== REQUIREMENT ==
Leave out all pictures and give back precisely the lines from the line with "Clone this chart in matplotlib." to the line with "extent_50 = [0.35, 1.78, 1.56, 0.97]", including those two lines.

== RECORDS TO PROCESS ==

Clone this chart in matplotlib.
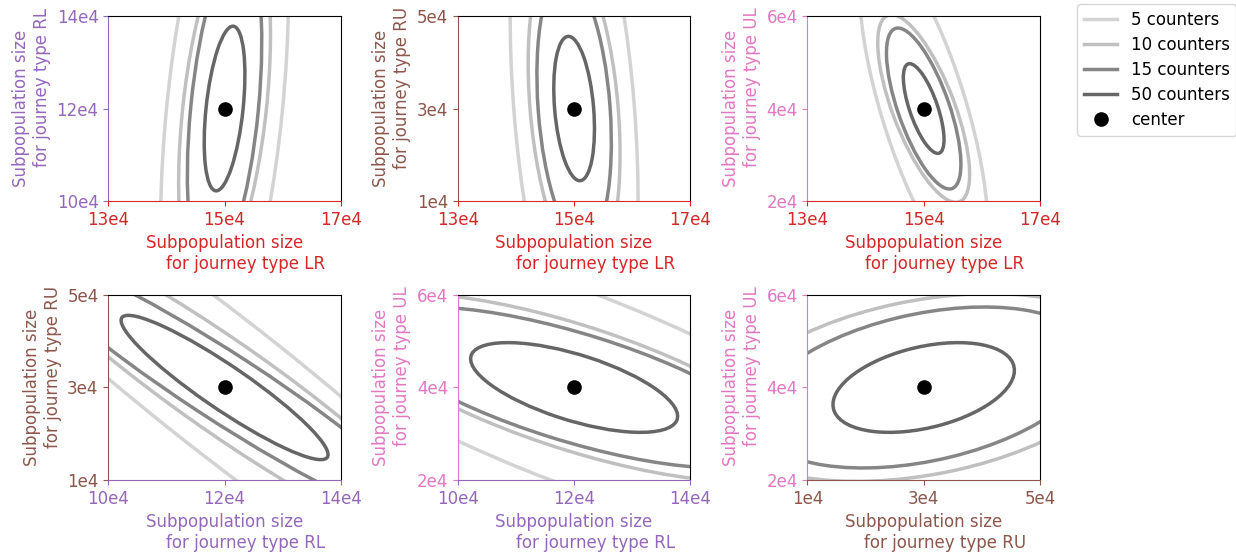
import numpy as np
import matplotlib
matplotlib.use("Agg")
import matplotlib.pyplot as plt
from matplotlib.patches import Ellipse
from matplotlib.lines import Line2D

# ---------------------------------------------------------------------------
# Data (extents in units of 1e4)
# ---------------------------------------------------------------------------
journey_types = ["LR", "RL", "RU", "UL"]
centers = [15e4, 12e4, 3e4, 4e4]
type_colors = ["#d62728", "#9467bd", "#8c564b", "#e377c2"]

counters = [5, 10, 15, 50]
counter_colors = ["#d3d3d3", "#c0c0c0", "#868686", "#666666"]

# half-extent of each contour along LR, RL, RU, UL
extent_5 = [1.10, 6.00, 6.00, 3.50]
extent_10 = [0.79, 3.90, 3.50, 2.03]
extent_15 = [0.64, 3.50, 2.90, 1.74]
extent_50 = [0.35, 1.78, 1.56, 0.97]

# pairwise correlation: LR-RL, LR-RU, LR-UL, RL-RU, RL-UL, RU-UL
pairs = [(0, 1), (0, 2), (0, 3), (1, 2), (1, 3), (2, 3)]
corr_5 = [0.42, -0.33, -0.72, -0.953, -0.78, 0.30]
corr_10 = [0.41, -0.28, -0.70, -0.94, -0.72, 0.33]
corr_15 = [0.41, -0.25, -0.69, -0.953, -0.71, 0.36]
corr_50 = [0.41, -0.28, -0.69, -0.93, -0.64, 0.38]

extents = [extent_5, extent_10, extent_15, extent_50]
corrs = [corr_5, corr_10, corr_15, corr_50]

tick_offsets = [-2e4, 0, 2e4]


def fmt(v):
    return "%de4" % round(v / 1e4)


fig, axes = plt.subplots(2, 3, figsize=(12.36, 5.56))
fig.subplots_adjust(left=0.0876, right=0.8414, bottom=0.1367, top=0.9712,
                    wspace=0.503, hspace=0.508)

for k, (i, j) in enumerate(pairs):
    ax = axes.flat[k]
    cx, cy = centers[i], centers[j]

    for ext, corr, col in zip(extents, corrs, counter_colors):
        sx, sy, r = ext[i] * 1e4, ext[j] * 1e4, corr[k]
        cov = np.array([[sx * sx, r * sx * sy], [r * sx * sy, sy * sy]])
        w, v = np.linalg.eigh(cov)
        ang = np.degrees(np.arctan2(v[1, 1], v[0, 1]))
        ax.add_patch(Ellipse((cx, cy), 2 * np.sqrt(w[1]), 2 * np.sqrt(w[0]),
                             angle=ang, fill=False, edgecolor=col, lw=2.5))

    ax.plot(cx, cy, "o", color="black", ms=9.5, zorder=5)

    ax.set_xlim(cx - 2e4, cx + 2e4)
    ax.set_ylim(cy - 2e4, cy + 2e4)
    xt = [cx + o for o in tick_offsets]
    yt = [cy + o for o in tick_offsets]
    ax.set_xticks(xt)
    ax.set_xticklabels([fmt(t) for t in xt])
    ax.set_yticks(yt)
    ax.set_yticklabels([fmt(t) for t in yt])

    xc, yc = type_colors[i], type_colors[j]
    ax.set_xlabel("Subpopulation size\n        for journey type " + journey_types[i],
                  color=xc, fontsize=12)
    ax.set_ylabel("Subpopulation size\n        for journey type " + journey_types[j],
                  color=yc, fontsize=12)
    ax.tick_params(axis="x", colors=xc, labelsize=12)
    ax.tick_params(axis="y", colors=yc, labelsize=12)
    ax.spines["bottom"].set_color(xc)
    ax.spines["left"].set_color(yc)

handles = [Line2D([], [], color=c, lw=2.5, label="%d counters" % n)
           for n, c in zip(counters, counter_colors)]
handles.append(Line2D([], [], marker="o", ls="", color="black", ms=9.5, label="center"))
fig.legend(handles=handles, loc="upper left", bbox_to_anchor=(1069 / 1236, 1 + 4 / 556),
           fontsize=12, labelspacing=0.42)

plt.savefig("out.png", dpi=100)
---
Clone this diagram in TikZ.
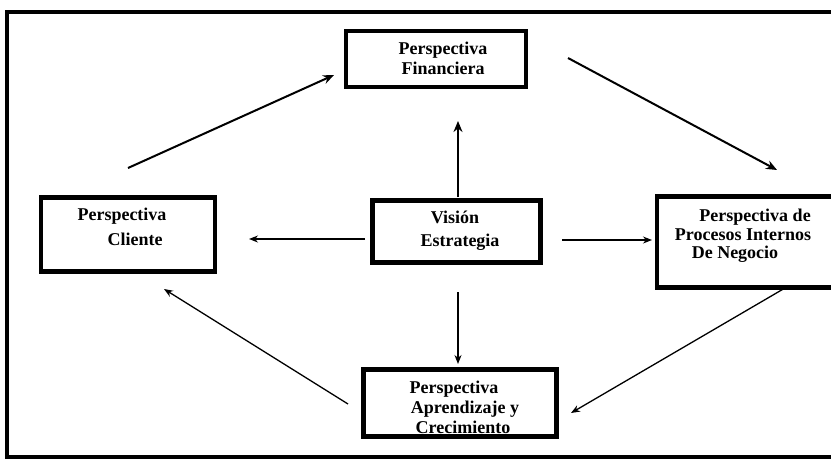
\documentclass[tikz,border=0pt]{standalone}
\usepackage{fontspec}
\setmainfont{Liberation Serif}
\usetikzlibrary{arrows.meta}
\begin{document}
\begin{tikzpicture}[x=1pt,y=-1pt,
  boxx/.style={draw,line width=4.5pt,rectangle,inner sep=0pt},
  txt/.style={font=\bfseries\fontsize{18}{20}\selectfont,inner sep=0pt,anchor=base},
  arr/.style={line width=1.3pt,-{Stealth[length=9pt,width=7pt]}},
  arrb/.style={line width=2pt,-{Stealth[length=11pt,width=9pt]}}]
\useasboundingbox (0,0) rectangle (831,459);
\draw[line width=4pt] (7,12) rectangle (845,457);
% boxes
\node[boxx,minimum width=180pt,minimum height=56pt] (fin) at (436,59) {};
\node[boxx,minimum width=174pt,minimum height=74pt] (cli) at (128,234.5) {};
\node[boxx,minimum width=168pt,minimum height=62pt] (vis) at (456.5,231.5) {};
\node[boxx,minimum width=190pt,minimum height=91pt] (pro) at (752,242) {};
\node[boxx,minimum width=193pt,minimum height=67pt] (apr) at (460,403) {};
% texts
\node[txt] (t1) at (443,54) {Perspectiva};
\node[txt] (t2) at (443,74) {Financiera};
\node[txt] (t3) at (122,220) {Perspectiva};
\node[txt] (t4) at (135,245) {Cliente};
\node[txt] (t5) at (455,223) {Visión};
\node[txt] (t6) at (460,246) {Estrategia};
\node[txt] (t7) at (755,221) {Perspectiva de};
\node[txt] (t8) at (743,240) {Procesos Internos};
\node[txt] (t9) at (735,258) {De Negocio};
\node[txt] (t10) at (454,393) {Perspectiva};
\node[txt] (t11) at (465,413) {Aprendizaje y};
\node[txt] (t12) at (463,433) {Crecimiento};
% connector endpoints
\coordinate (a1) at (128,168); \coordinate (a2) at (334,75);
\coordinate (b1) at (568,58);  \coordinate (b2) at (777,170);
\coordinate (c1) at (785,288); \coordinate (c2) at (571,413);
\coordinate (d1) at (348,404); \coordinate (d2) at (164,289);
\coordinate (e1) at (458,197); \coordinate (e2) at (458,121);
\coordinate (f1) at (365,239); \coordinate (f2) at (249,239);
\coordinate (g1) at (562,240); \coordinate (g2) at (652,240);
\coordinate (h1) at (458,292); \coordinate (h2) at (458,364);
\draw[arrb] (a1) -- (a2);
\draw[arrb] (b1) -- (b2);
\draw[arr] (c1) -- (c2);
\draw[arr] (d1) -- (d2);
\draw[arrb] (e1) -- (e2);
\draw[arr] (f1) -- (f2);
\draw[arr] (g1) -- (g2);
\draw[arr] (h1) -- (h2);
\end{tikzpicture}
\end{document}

== ANSWER BELOW ==
Clone this chart in matplotlib.
import numpy as np
import matplotlib
matplotlib.use("Agg")
import matplotlib.pyplot as plt
from matplotlib.patches import Ellipse
from matplotlib.lines import Line2D

# ---------------------------------------------------------------------------
# Data (extents in units of 1e4)
# ---------------------------------------------------------------------------
journey_types = ["LR", "RL", "RU", "UL"]
centers = [15e4, 12e4, 3e4, 4e4]
type_colors = ["#d62728", "#9467bd", "#8c564b", "#e377c2"]

counters = [5, 10, 15, 50]
counter_colors = ["#d3d3d3", "#c0c0c0", "#868686", "#666666"]

# half-extent of each contour along LR, RL, RU, UL
extent_5 = [1.10, 6.00, 6.00, 3.50]
extent_10 = [0.79, 3.90, 3.50, 2.03]
extent_15 = [0.64, 3.50, 2.90, 1.74]
extent_50 = [0.35, 1.78, 1.56, 0.97]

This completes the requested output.